In this news release, AISC is reflective of all
the expenditures that are required to produce an ounce of gold from
operations. AISC reported in the PEA includes total cash costs,
sustaining capital and closure costs, but excludes corporate
general and administrative costs and salvage. AISC per Ounce is
calculated as AISC divided by payable gold ounces.
For a discussion of the use of this and other
non-IFRS measures in the PEA see Section 22 thereof.
Forward-looking Information
This news release includes certain
“forward-looking information” and “forward-looking statements”
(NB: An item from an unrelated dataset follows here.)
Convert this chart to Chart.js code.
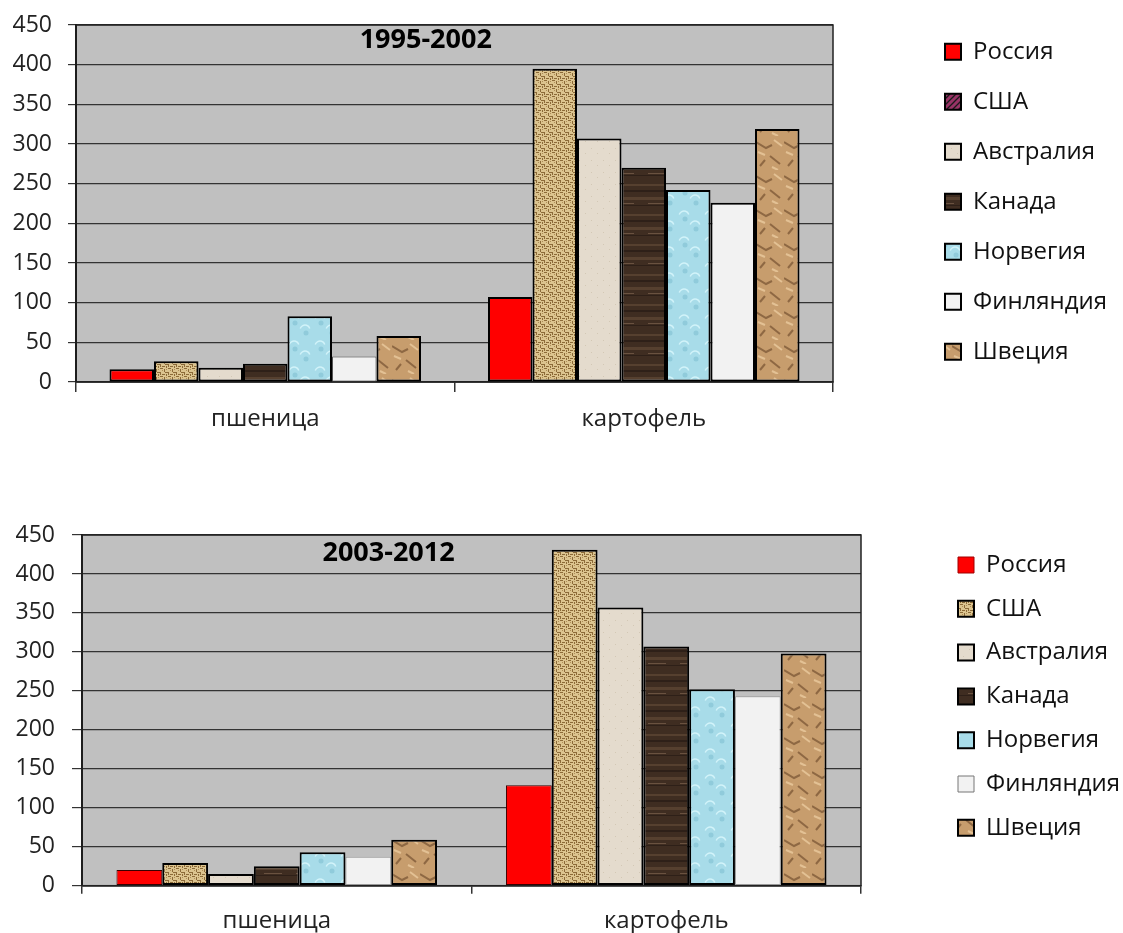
<!DOCTYPE html>
<html>
<head>
<meta charset="utf-8">
<script src="https://cdn.jsdelivr.net/npm/chart.js@4"></script>
<style>
  html, body { margin: 0; padding: 0; background: #fff; }
  body { width: 1123px; height: 933px; position: relative; overflow: hidden; }
  .box { position: absolute; left: 0; width: 1123px; }
  canvas { display: block; }
</style>
</head>
<body>
<div class="box" style="top:0;height:460px"><canvas id="chartTop" width="1123" height="460"></canvas></div>
<div class="box" style="top:460px;height:473px"><canvas id="chartBottom" width="1123" height="473"></canvas></div>
<script>
// --- data ---
const categories = ['пшеница', 'картофель'];
const countries = ['Россия', 'США', 'Австралия', 'Канада', 'Норвегия', 'Финляндия', 'Швеция'];
const periods = ['1995-2002', '2003-2012'];
const wheat1995 = [16, 26, 18, 23, 83, 32, 58];
const potato1995 = [107, 395, 307, 270, 242, 226, 319];
const wheat2003 = [20, 29, 15, 25, 43, 37, 59];
const potato2003 = [129, 431, 357, 307, 252, 243, 298];
const yMin = 0, yMax = 450, yStep = 50;

const FONT = '"Open Sans", Lato, "DejaVu Sans", sans-serif';
const LEGEND_SIZE = 24, BOX = 16;
Chart.defaults.font.family = FONT;
Chart.defaults.color = '#222';

// small repeating tiles that imitate the Excel picture fills
function tile(w, h, paint) {
    const c = document.createElement('canvas');
    c.width = w; c.height = h;
    const g = c.getContext('2d');
    paint(g);
    return g.createPattern(c, 'repeat');
}

const burlap = tile(8, 8, g => {
    g.fillStyle = '#dcc48f'; g.fillRect(0, 0, 8, 8);
    g.fillStyle = '#8c6a38';
    g.fillRect(0, 0, 3, 1); g.fillRect(4, 1, 1, 3); g.fillRect(5, 4, 3, 1);
    g.fillRect(0, 4, 1, 3); g.fillRect(2, 6, 3, 1); g.fillRect(6, 6, 1, 2);
    g.fillStyle = '#b08f58'; g.fillRect(2, 2, 1, 1); g.fillRect(6, 1, 1, 1);
});
const sand = tile(12, 12, g => {
    g.fillStyle = '#e4dbcd'; g.fillRect(0, 0, 12, 12);
    g.fillStyle = '#d3c8b5'; g.fillRect(3, 4, 1, 1); g.fillRect(9, 9, 1, 1);
});
const wood = tile(32, 30, g => {
    g.fillStyle = '#3f2d21'; g.fillRect(0, 0, 32, 30);
    g.fillStyle = '#56402f'; g.fillRect(0, 4, 32, 2); g.fillRect(0, 17, 32, 3);
    g.fillStyle = '#2e2018'; g.fillRect(0, 10, 32, 2); g.fillRect(0, 25, 32, 1);
    g.fillStyle = '#6a5240'; g.fillRect(8, 23, 18, 1);
});
const water = tile(26, 26, g => {
    g.fillStyle = '#a8dce9'; g.fillRect(0, 0, 26, 26);
    g.strokeStyle = '#d2f3f9'; g.lineWidth = 1.5;
    g.beginPath(); g.arc(8, 8, 5, Math.PI * 1.1, Math.PI * 1.9); g.stroke();
    g.beginPath(); g.arc(19, 18, 5, Math.PI * 1.1, Math.PI * 1.9); g.stroke();
    g.fillStyle = '#90cbdb';
    g.beginPath(); g.arc(9, 11, 2.5, 0, Math.PI * 2); g.fill();
    g.beginPath(); g.arc(20, 21, 2.5, 0, Math.PI * 2); g.fill();
});
const paper = tile(28, 34, g => {
    g.fillStyle = '#c79d6d'; g.fillRect(0, 0, 28, 34);
    g.lineWidth = 2;
    g.strokeStyle = '#8e6843';
    g.beginPath();
    g.moveTo(0, 6); g.lineTo(10, 12); g.lineTo(16, 9);
    g.moveTo(14, 20); g.lineTo(24, 28);
    g.moveTo(4, 30); g.lineTo(9, 24);
    g.stroke();
    g.strokeStyle = '#e3c194';
    g.beginPath();
    g.moveTo(2, 16); g.lineTo(9, 19);
    g.moveTo(18, 4); g.lineTo(26, 10);
    g.moveTo(16, 31); g.lineTo(22, 34);
    g.stroke();
});
const purpleStripes = tile(6, 6, g => {
    g.fillStyle = '#993366'; g.fillRect(0, 0, 6, 6);
    g.strokeStyle = '#1a1a1a'; g.lineWidth = 1.3;
    g.beginPath(); g.moveTo(0, 6); g.lineTo(6, 0); g.moveTo(-1, 1); g.lineTo(1, -1); g.moveTo(5, 7); g.lineTo(7, 5); g.stroke();
});

const fills = ['#ff0000', burlap, sand, wood, water, '#f2f2f2', paper];

// plot background, frame and the period caption inside the plot
const plotDecor = {
    id: 'plotDecor',
    beforeDraw(chart) {
        const a = chart.chartArea, ctx = chart.ctx;
        ctx.save();
        ctx.fillStyle = '#c0c0c0';
        ctx.fillRect(a.left, a.top, a.width, a.height);
        ctx.restore();
    },
    beforeDatasetsDraw(chart) {
        const a = chart.chartArea, ctx = chart.ctx;
        ctx.save();
        ctx.strokeStyle = '#222';
        ctx.lineWidth = 1.5;
        ctx.strokeRect(a.left, a.top, a.width, a.height);
        ctx.restore();
    },
    afterDatasetsDraw(chart, args, opts) {
        const a = chart.chartArea, ctx = chart.ctx;
        ctx.save();
        ctx.font = 'bold 27px ' + FONT;
        ctx.fillStyle = '#000';
        ctx.textAlign = 'center';
        ctx.textBaseline = 'middle';
        ctx.fillText(opts.text, a.left + opts.fx * a.width, a.top + opts.dy);
        ctx.restore();
    }
};

// widest legend text, so the legend box can be placed where the reference has it
function legendTextWidth() {
    const g = document.createElement('canvas').getContext('2d');
    g.font = LEGEND_SIZE + 'px ' + FONT;
    return Math.max(...countries.map(t => g.measureText(t).width));
}

function buildChart(id, wheat, potato, title, geo) {
    const canvas = document.getElementById(id);
    const legendLeft = geo.boxLeft - geo.legendPad;
    const legendW = geo.legendPad + BOX + LEGEND_SIZE / 2 + legendTextWidth() + 10;
    const rightPad = canvas.width - legendLeft - legendW;
    const gap = legendLeft - geo.plotRight;

    const datasets = countries.map((name, i) => ({
        label: name,
        data: [wheat[i], potato[i]],
        backgroundColor: fills[i],
        borderColor: geo.barBorderColor[i],
        borderWidth: geo.barBorderWidth[i],
        borderSkipped: false,
        categoryPercentage: 0.823,
        barPercentage: 1
    }));

    return new Chart(canvas, {
        type: 'bar',
        data: { labels: categories, datasets },
        plugins: [plotDecor],
        options: {
            responsive: false,
            animation: false,
            layout: { padding: { top: geo.legendTop, right: rightPad, left: 0, bottom: 0 } },
            scales: {
                x: {
                    offset: true,
                    grid: { offset: true, drawOnChartArea: false, drawTicks: true, tickLength: geo.xTick, color: '#333', lineWidth: 1.5 },
                    border: { display: true, color: '#222', width: 1.5 },
                    ticks: { font: { size: 24 }, padding: geo.xPad, color: '#222' },
                    afterFit: s => { s.height = geo.xHeight; }
                },
                y: {
                    min: yMin, max: yMax,
                    grid: { color: '#333', lineWidth: 1.2, tickLength: geo.yTick },
                    border: { display: true, color: '#111', width: 2 },
                    ticks: { stepSize: yStep, font: { size: 23 }, padding: geo.yPad, color: '#222' },
                    afterFit: s => { s.width = geo.plotLeft; s.paddingTop = geo.plotTop; }
                },
                gap: {
                    // empty axis that keeps the white gap between plot and legend
                    position: 'right', axis: 'y', display: true,
                    grid: { display: false }, border: { display: false }, ticks: { display: false },
                    afterFit: s => { s.width = gap; }
                }
            },
            plugins: {
                tooltip: { enabled: false },
                plotDecor: { text: title, fx: geo.titleFx, dy: geo.titleDy },
                legend: {
                    position: 'right',
                    align: 'start',
                    maxWidth: 600,
                    labels: {
                        font: { size: LEGEND_SIZE },
                        color: '#111',
                        boxWidth: BOX,
                        boxHeight: BOX,
                        padding: geo.legendPad,
                        generateLabels: chart => chart.data.datasets.map((ds, i) => ({
                            text: ds.label,
                            fillStyle: geo.legendFill[i],
                            strokeStyle: geo.legendStroke[i],
                            lineWidth: geo.legendLine[i],
                            fontColor: '#111',
                            hidden: false,
                            datasetIndex: i
                        }))
                    }
                }
            }
        }
    });
}

buildChart('chartTop', wheat1995, potato1995, periods[0], {
    plotLeft: 76, plotTop: 25, plotRight: 833, xHeight: 78,
    boxLeft: 945, legendTop: 13.7, legendPad: 26,
    xTick: 10, xPad: 13, yTick: 8, yPad: 16,
    titleFx: 0.462, titleDy: 15,
    barBorderColor: ['#000', '#000', '#000', '#000', '#000', ['#555', '#000'], '#000'],
    barBorderWidth: [2, 2, 2, 2, 2, [1, 2], 2],
    legendFill: ['#ff0000', purpleStripes, sand, wood, water, '#f2f2f2', paper],
    legendStroke: ['#000', '#000', '#000', '#000', '#000', '#000', '#000'],
    legendLine: [2, 2, 2, 2, 2, 2, 2]
});

buildChart('chartBottom', wheat2003, potato2003, periods[1], {
    plotLeft: 82, plotTop: 75, plotRight: 861, xHeight: 47.3,
    boxLeft: 958, legendTop: 73.2, legendPad: 19.8,
    xTick: 8, xPad: 13, yTick: 10, yPad: 17,
    titleFx: 0.3935, titleDy: 18,
    barBorderColor: ['#3a0000', '#000', '#000', '#000', '#000', '#999', '#000'],
    barBorderWidth: [1, 2, 2, 2, 2, 1, 2],
    legendFill: ['#ff0000', burlap, sand, wood, water, '#f2f2f2', paper],
    legendStroke: ['#a00000', '#000', '#000', '#000', '#000', '#777', '#000'],
    legendLine: [1, 2, 2, 2, 2, 1, 2]
});
</script>
</body>
</html>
within the meaning of applicable securities laws (collectively,
“forward-looking information”) which are not comprised of
historical facts. Forward-looking information includes, without
limitation, estimates and statements that describe the Company’s
future plans, objectives or goals, including words to the effect
that the Company or management expects a stated condition or result
to occur. Forward-looking information may be identified by such
terms as “believes”, “anticipates”, “expects”, “estimates”, “may”,
“could”, “would”, “will”, “must” or “plan”. Since forward-looking
information is based on assumptions and address future events and
conditions, by their very nature they involve inherent risks and
uncertainties. Although these statements are based on information
currently available to the Company, the Company provides no
assurance that actual results will meet management’s expectations.
Risks, uncertainties and other factors involved with
forward-looking information could cause actual events, results,
performance, prospects and opportunities to differ materially from
those expressed or implied by such forward-looking information.
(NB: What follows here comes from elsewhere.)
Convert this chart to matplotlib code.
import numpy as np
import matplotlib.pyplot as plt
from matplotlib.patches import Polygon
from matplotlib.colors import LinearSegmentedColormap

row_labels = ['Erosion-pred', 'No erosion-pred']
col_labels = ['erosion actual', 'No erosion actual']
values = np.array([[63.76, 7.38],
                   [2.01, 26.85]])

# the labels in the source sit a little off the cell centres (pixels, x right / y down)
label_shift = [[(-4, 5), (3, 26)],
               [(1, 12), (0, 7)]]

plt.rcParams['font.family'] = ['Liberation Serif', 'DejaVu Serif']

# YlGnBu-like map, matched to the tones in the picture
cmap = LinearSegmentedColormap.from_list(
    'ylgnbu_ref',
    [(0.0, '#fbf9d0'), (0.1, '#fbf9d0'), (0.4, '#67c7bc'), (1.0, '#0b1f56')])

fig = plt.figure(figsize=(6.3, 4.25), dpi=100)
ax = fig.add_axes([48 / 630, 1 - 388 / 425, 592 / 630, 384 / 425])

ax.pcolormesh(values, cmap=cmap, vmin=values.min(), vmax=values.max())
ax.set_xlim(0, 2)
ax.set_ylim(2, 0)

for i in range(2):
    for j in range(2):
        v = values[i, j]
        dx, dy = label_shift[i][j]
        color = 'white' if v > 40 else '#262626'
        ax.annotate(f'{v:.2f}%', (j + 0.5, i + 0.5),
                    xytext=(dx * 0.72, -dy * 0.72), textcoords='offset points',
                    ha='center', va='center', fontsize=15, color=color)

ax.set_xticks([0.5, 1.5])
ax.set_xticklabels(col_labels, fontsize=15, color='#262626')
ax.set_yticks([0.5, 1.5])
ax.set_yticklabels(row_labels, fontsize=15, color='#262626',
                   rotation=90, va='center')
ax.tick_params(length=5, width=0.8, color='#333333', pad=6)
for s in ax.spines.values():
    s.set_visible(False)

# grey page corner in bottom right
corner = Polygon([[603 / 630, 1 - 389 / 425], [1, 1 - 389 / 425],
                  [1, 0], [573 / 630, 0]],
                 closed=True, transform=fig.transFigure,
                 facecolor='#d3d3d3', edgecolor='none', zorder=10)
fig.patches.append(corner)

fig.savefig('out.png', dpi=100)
Forward-looking information in this news release includes, but is
not limited to, listing of the Company’s common shares on the TSXV
or any other exchange, the Company’s intended use of proceeds from
the IPO, the Company’s objectives, goals or future plans,
statements, exploration results, potential mineralization, the
estimation of mineral resources, exploration and mine development
plans, all values, estimates and expectations drawn from or based
upon the PEA, and estimates of market conditions. Factors that
could cause actual results to differ materially from such
forward-looking information include, but are not limited to: the
TSXV withdrawing from the Company final approval to list its common
shares, any change in industry or wider economic conditions which
could cause the Company to use proceeds from the IPO otherwise than
as heretofore disclosed, failure to identify mineral resources,
failure to convert estimated mineral resources to reserves, the
inability to complete a feasibility study which recommends a
production decision, the preliminary and uncertain nature of the
PEA, the preliminary nature of metallurgical test results, delays
in obtaining or failures to obtain required governmental,
environmental or other project approvals, political risks,
uncertainties relating to the availability and costs of financing
needed in the future, changes in equity markets, inflation, changes
in exchange rates, fluctuations in commodity prices, delays in the
development of projects, capital and operating costs varying
significantly from estimates and the other risks involved in the
mineral exploration and development industry, and those risks set
out in the Company’s public documents filed on SEDAR+. Although the
Company believes that the assumptions and factors used in preparing
the forward-looking information in this news release are
reasonable, undue reliance should not be placed on such
information, which only applies as of the date of this news
release, and no assurance can be given that such events will occur
in the disclosed time frames or at all. The Company disclaims any
intention or obligation to update or revise any forward-looking
information, whether as a result of new information, future events
or otherwise, other than as required by law.